The inspection began after cracks appeared on the ceilings in Dean Watson's office below the Faculty Room, following the student occupation on April 9.
Richard G. Leahy, assistant dean of the Faculty of Arts and Sciences for Resources and Planning, said yesterday that the cracks were a result of the occupation, "not because of malicious damage, but because there were too many people in the Faculty Room." The City of Cambridge had fixed a limit of 250 people in the room in a July 1968 inspection.
During the inspection of the floor last week, structural engineers discovered that the supports were not constructed as previously believed, Leahy said. The discrepancies include the thickness of the wood supports and the distance between the columns on which these supports rest, he added.

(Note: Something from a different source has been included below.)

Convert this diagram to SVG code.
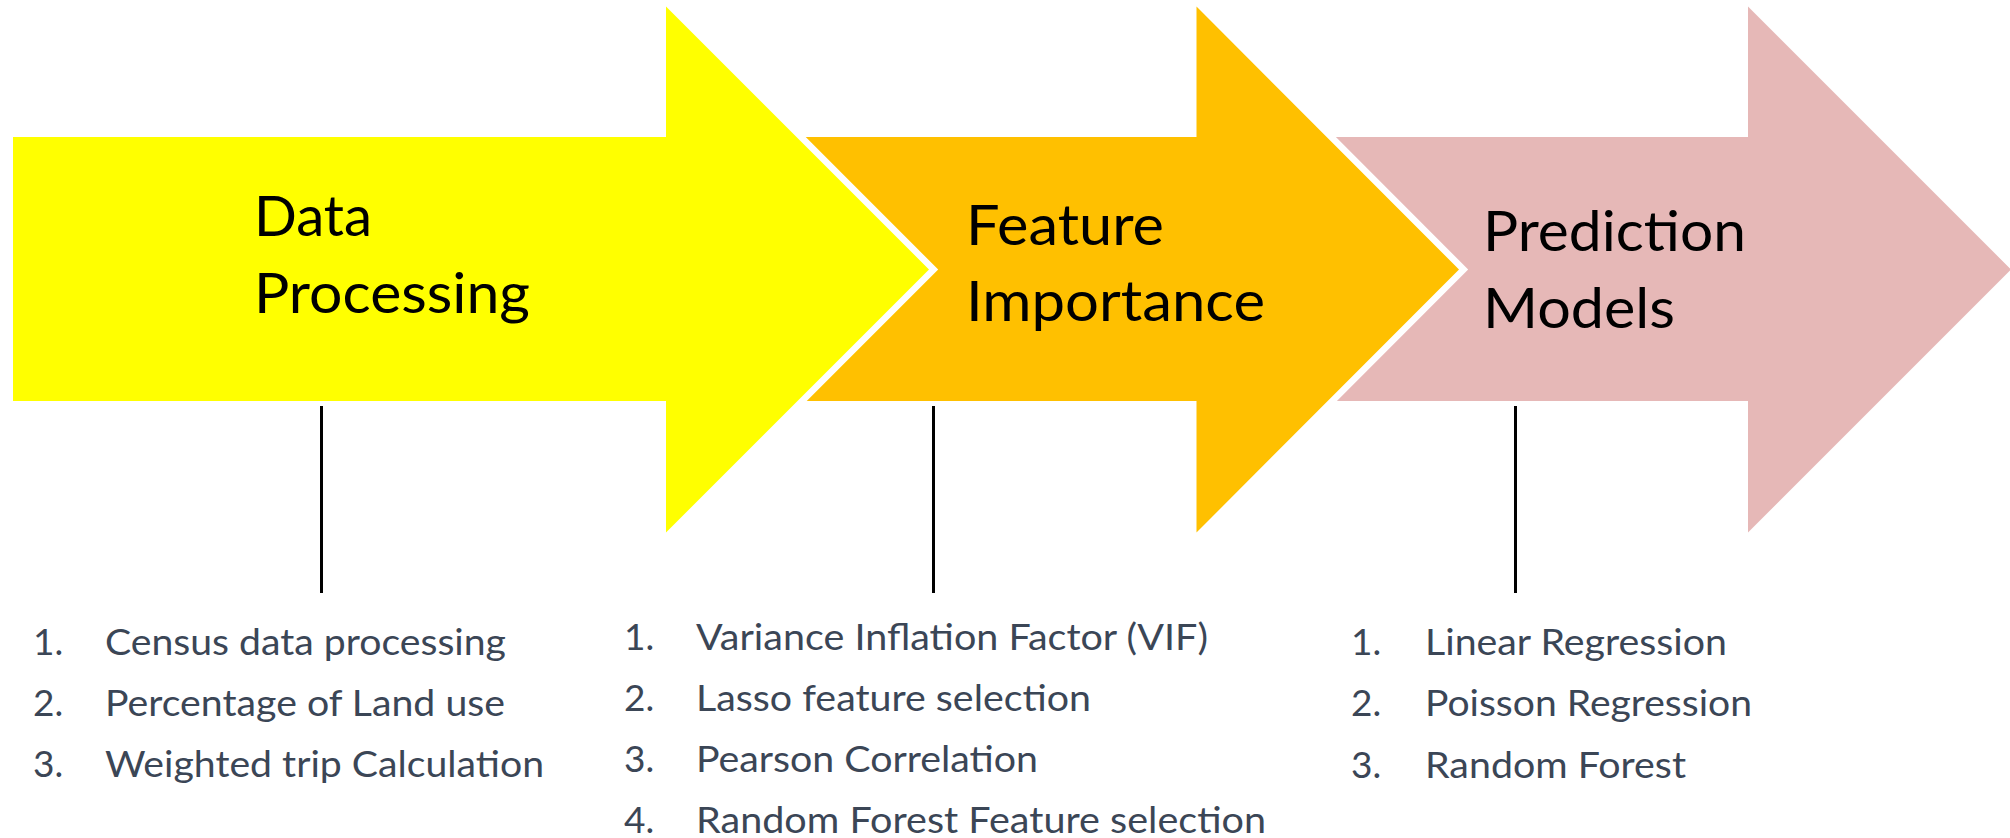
<svg xmlns="http://www.w3.org/2000/svg" width="2010" height="838" viewBox="0 0 2010 838">
<style>
.title{font-family:Lato,"Open Sans","Liberation Sans",sans-serif;font-size:56px;fill:#000;}
.item{font-family:Lato,"Open Sans","Liberation Sans",sans-serif;font-size:37px;fill:#3B4656;}
.gap{fill:#fff;stroke:#fff;stroke-width:13;stroke-linejoin:miter;stroke-miterlimit:10;}
.stem{stroke:#000;stroke-width:3;fill:none;}
</style>
<rect width="2010" height="838" fill="#fff"/>
<g id="node-prediction">
<polygon points="1320,137 1748,137 1748,6.5 2011,269.5 1748,532.5 1748,401 1320,401" fill="#E6B8B7"/>
</g>
<g id="node-feature">
<polygon class="gap" points="790,137 1196.5,137 1196.5,6.5 1459,269.5 1196.5,532.5 1196.5,401 790,401"/>
<polygon points="790,137 1196.5,137 1196.5,6.5 1459,269.5 1196.5,532.5 1196.5,401 790,401" fill="#FFC000"/>
</g>
<g id="node-data">
<polygon class="gap" points="13,137 666,137 666,6.5 929,269.5 666,532.5 666,401 13,401"/>
<polygon points="13,137 666,137 666,6.5 929,269.5 666,532.5 666,401 13,401" fill="#FFFF00"/>
</g>
<g id="labels-titles">
<text class="title" x="254" y="236" textLength="118" lengthAdjust="spacingAndGlyphs">Data</text>
<text class="title" x="254" y="313" textLength="276" lengthAdjust="spacingAndGlyphs">Processing</text>
<text class="title" x="966" y="244.5" textLength="198" lengthAdjust="spacingAndGlyphs">Feature</text>
<text class="title" x="966" y="321" textLength="299" lengthAdjust="spacingAndGlyphs">Importance</text>
<text class="title" x="1483" y="251" textLength="263" lengthAdjust="spacingAndGlyphs">Prediction</text>
<text class="title" x="1483" y="328" textLength="192" lengthAdjust="spacingAndGlyphs">Models</text>
</g>
<g id="connectors">
<line class="stem" x1="321.5" y1="406" x2="321.5" y2="593"/>
<line class="stem" x1="933.5" y1="406" x2="933.5" y2="593"/>
<line class="stem" x1="1515.5" y1="406" x2="1515.5" y2="593"/>
</g>
<g id="list-data">
<text class="item" x="33" y="655">1.</text>
<text class="item" x="105" y="655" textLength="401" lengthAdjust="spacingAndGlyphs">Census data processing</text>
<text class="item" x="33" y="716">2.</text>
<text class="item" x="105" y="716" textLength="400" lengthAdjust="spacingAndGlyphs">Percentage of Land use</text>
<text class="item" x="33" y="777">3.</text>
<text class="item" x="105" y="777" textLength="439" lengthAdjust="spacingAndGlyphs">Weighted trip Calculation</text>
</g>
<g id="list-feature">
<text class="item" x="624" y="650">1.</text>
<text class="item" x="696" y="650" textLength="512" lengthAdjust="spacingAndGlyphs">Variance Inflation Factor (VIF)</text>
<text class="item" x="624" y="711">2.</text>
<text class="item" x="696" y="711" textLength="395" lengthAdjust="spacingAndGlyphs">Lasso feature selection</text>
<text class="item" x="624" y="772">3.</text>
<text class="item" x="696" y="772" textLength="342" lengthAdjust="spacingAndGlyphs">Pearson Correlation</text>
<text class="item" x="624" y="833">4.</text>
<text class="item" x="696" y="833" textLength="570" lengthAdjust="spacingAndGlyphs">Random Forest Feature selection</text>
</g>
<g id="list-prediction">
<text class="item" x="1351" y="655">1.</text>
<text class="item" x="1425" y="655" textLength="302" lengthAdjust="spacingAndGlyphs">Linear Regression</text>
<text class="item" x="1351" y="716">2.</text>
<text class="item" x="1425" y="716" textLength="327" lengthAdjust="spacingAndGlyphs">Poisson Regression</text>
<text class="item" x="1351" y="778">3.</text>
<text class="item" x="1425" y="778" textLength="261" lengthAdjust="spacingAndGlyphs">Random Forest</text>
</g>
</svg>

Some of the confusion about the structure of the building may have been caused by changes in University Hall, Leahy said. "At one time the area below the Faculty Room was an open area, a dining hall. When it was divided into offices, the partitions concealed the supports," he said.
Panels Cut in Ceiling
Abraham Woolf, a Boston engineer, is now surveying the entire building to learn about its structure. So far Buildings and Grounds workers have cut five panels in the ceiling of Dean Watson's offices to aid the inspection, William E. Mini, superintendent of Buildings and Grounds in the College Area, said yesterday.